>> Start COLLECTED MATERIAL
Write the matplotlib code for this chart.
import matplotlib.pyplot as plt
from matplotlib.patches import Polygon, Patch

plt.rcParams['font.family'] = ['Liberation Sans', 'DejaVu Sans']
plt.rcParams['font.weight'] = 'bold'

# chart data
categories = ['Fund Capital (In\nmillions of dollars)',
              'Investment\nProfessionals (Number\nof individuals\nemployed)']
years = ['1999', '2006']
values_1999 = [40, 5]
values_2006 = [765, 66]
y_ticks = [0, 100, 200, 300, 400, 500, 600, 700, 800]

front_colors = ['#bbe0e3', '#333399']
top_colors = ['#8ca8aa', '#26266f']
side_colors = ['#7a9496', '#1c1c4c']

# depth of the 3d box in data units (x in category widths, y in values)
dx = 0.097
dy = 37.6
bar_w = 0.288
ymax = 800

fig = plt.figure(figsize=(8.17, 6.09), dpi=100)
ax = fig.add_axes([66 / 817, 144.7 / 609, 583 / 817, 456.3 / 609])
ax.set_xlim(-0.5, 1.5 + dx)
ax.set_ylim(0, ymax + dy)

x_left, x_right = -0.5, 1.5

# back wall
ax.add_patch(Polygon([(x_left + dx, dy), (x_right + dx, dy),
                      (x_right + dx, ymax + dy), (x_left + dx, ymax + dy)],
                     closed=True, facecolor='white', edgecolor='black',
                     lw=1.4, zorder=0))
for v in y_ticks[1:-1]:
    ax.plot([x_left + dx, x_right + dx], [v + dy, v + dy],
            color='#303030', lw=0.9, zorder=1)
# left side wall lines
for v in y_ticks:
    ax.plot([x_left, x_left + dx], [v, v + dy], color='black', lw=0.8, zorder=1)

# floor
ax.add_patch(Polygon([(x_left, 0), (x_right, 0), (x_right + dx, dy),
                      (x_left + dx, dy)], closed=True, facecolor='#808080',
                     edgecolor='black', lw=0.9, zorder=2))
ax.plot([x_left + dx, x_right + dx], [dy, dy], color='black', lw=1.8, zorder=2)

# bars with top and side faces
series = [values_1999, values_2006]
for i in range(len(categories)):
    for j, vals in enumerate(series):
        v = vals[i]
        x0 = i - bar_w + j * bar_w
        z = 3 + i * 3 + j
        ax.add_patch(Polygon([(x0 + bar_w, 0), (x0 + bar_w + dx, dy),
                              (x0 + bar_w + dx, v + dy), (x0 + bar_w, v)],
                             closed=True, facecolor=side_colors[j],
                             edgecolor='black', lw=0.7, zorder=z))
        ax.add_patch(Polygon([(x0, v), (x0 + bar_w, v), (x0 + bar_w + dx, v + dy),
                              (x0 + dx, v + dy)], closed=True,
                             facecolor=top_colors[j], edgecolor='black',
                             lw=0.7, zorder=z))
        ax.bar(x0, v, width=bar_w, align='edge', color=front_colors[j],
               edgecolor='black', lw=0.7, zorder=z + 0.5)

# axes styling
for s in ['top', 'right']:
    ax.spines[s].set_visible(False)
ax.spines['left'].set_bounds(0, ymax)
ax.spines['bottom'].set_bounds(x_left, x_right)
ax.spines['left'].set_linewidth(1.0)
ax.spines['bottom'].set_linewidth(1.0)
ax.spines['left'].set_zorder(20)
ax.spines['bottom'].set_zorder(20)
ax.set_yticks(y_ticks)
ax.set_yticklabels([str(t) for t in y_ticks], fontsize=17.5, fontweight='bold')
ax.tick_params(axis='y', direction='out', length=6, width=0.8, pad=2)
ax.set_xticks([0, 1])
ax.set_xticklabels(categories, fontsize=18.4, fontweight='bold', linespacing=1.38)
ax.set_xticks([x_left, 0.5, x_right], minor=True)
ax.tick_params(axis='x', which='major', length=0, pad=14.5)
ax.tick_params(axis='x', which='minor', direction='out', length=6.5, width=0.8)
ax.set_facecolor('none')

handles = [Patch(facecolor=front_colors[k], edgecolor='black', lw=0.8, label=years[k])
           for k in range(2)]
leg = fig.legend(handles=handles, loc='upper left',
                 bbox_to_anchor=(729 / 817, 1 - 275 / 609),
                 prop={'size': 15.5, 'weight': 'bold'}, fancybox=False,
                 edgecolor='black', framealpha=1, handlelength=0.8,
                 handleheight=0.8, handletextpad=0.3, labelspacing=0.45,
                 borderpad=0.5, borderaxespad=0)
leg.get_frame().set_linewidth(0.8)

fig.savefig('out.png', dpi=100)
>> End COLLECTED MATERIAL
# WHAT YOU SHOULD DO:
Write out a verbatim copy of the data, beginning with its first line and ending with the line that contains "plt.rcParams['font.weight'] = 'bold'".

# OUTPUT:
Write the matplotlib code for this chart.
import matplotlib.pyplot as plt
from matplotlib.patches import Polygon, Patch

plt.rcParams['font.family'] = ['Liberation Sans', 'DejaVu Sans']
plt.rcParams['font.weight'] = 'bold'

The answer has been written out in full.